The epigenetic malfunctioning caused the ICE mice to look and behave as if they were older. Their aging biomarkers increased. Tissue and organ health deteriorated and failed because of cells losing their identities. (Each cell in our body contains the same genes, but it also has an identity as either a skin cell, a blood cell, a bone cell, etc.) When the researchers compared the biological age of the ICE mice to that of mice of the same chronological age but without induced epigenetic changes, they found that the ICE mice had aged more.
After the subsequent part of the experiment in which the researchers gave the ICE mice gene therapy, cells regained their lost epigenetic information. However, the researchers aren’t sure how the gene therapy promoted this return to a more youthful state. But they theorize that the cells of mammals keep something akin to a backup of epigenetic information that, under the right conditions, can help to reset or restore epigenetic functioning.
Why It Matters:
Although more research is needed, Sinclair’s study adds to the growing body of research on longevity. The study shows that epigenome manipulation can both speed up aging and reverse it. Also, the ICE mouse model the researchers created will aid with further research on the role epigenetics plays in aging.
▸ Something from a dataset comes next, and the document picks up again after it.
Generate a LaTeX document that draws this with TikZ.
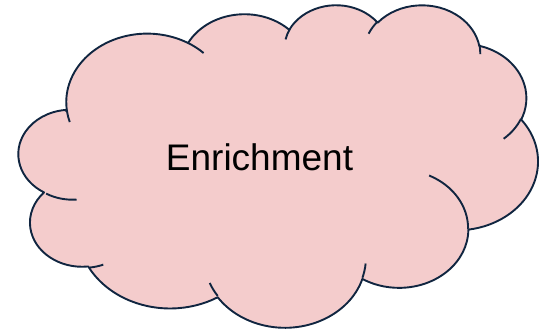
\documentclass[tikz,border=0pt]{standalone}
\usepackage{fontspec}
\setmainfont{Liberation Sans}
\definecolor{cloudfill}{RGB}{244,204,204}
\definecolor{cloudline}{RGB}{16,37,64}
\newcommand\cloudsx{11.979}
\newcommand\cloudsy{7.463}
\newcommand\cloudprep[5]{%
  \pgfmathsetmacro\cloudtmp{-(#4+dl(#4,#2,#3))}\expandafter\let\csname cloud#1s\endcsname\cloudtmp
  \pgfmathsetmacro\cloudtmp{-(#4+#5+dl(#4+#5,#2,#3))}\expandafter\let\csname cloud#1e\endcsname\cloudtmp
  \pgfmathsetmacro\cloudtmp{#2*\cloudsx}\expandafter\let\csname cloud#1x\endcsname\cloudtmp
  \pgfmathsetmacro\cloudtmp{#3*\cloudsy}\expandafter\let\csname cloud#1y\endcsname\cloudtmp
}
\newcommand\carc[1]{arc[start angle=\csname cloud#1s\endcsname, end angle=\csname cloud#1e\endcsname, x radius=\csname cloud#1x\endcsname pt, y radius=\csname cloud#1y\endcsname pt]}
\tikzset{
  cloudshape/.style={draw=cloudline, fill=cloudfill, line width=1.9pt, line join=round},
  cloudhook/.style={draw=cloudline, line width=1.9pt, line cap=butt},
  cloudtext/.style={font=\fontsize{37}{44}\selectfont, inner sep=0pt, anchor=base}
}
\begin{document}
\begin{tikzpicture}[declare function={vtp(\a,\w,\h)=atan2(\w*sin(\a),\h*cos(\a)); dl(\a,\w,\h)=vtp(\a,\w,\h)-\a-360*round((vtp(\a,\w,\h)-\a)/360);}]
\useasboundingbox (0pt,0pt) rectangle (546pt,332pt);
\cloudprep{A}{6.753}{9.190}{-190.4875}{123.7805}
\cloudprep{B}{5.333}{7.267}{-144.1024}{89.9452}
\cloudprep{C}{4.365}{5.945}{-145.8079}{99.7230}
\cloudprep{D}{4.857}{6.595}{-130.9861}{117.2417}
\cloudprep{E}{5.333}{7.273}{-78.7089}{109.0269}
\cloudprep{F}{6.775}{9.220}{-46.2808}{130.2831}
\cloudprep{G}{5.785}{7.867}{0.6250}{114.0333}
\cloudprep{H}{6.752}{9.215}{22.4516}{115.1726}
\cloudprep{I}{7.720}{10.543}{66.2426}{78.0370}
\cloudprep{J}{4.360}{5.918}{-274.9421}{146.7356}
\cloudprep{K}{4.345}{5.945}{-246.8285}{152.5189}
\cloudprep{a}{4.345}{5.945}{86.7420}{26.4295}
\cloudprep{b}{4.360}{5.918}{73.6105}{11.4475}
\cloudprep{c}{6.752}{9.215}{137.6242}{14.0811}
\cloudprep{d}{6.752}{9.215}{6.4533}{15.9984}
\cloudprep{e}{5.785}{7.867}{-70.2924}{70.9174}
\cloudprep{f}{5.333}{7.273}{30.3180}{27.7515}
\cloudprep{g}{4.857}{6.595}{-13.7443}{14.8547}
\cloudprep{h}{4.857}{6.595}{-149.1815}{18.1922}
\cloudprep{i}{4.365}{5.945}{-163.4943}{17.6963}
\cloudprep{j}{6.753}{9.190}{-66.7070}{12.3194}
\cloudprep{k}{6.753}{9.190}{157.6544}{11.8582}
\begin{scope}[shift={(20.3pt,327.8pt)}, x=11.979pt, y=-7.463pt]
  \coordinate (cstart) at (3.9,14.37);
  \draw[cloudshape] (cstart) \carc{A} \carc{B} \carc{C} \carc{D} \carc{E} \carc{F} \carc{G} \carc{H} \carc{I} \carc{J} \carc{K} -- cycle;
  \coordinate (ha) at (4.693,26.177);
  \coordinate (hb) at (6.928,34.899);
  \coordinate (hc) at (16.478,39.090);
  \coordinate (hd) at (28.827,34.751);
  \coordinate (he) at (34.129,22.954);
  \coordinate (hf) at (41.798,15.354);
  \coordinate (hg) at (38.324,5.426);
  \coordinate (hh) at (29.078,3.952);
  \coordinate (hi) at (22.141,4.720);
  \coordinate (hj) at (14.000,5.192);
  \coordinate (hk) at (4.127,15.789);
  \draw[cloudhook] (ha) \carc{a} (hb) \carc{b} (hc) \carc{c} (hd) \carc{d} (he) \carc{e} (hf) \carc{f} (hg) \carc{g} (hh) \carc{h} (hi) \carc{i} (hj) \carc{j} (hk) \carc{k};
\end{scope}
\node[cloudtext] (label) at (259.5pt,161.3pt) {Enrichment};
\end{tikzpicture}
\end{document}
More knowledge on the topic may help researchers find ways to prevent or reverse age-related processes and diseases, such as Type 2 diabetes, cardiovascular disease, cognitive decline, and more. Preventing these conditions would likely help extend lifespan as well as boost quality of life in one’s senior years. But again, since this was a preliminary study in mice, more research is needed before determining how epigenetic manipulation could potentially be applied in humans.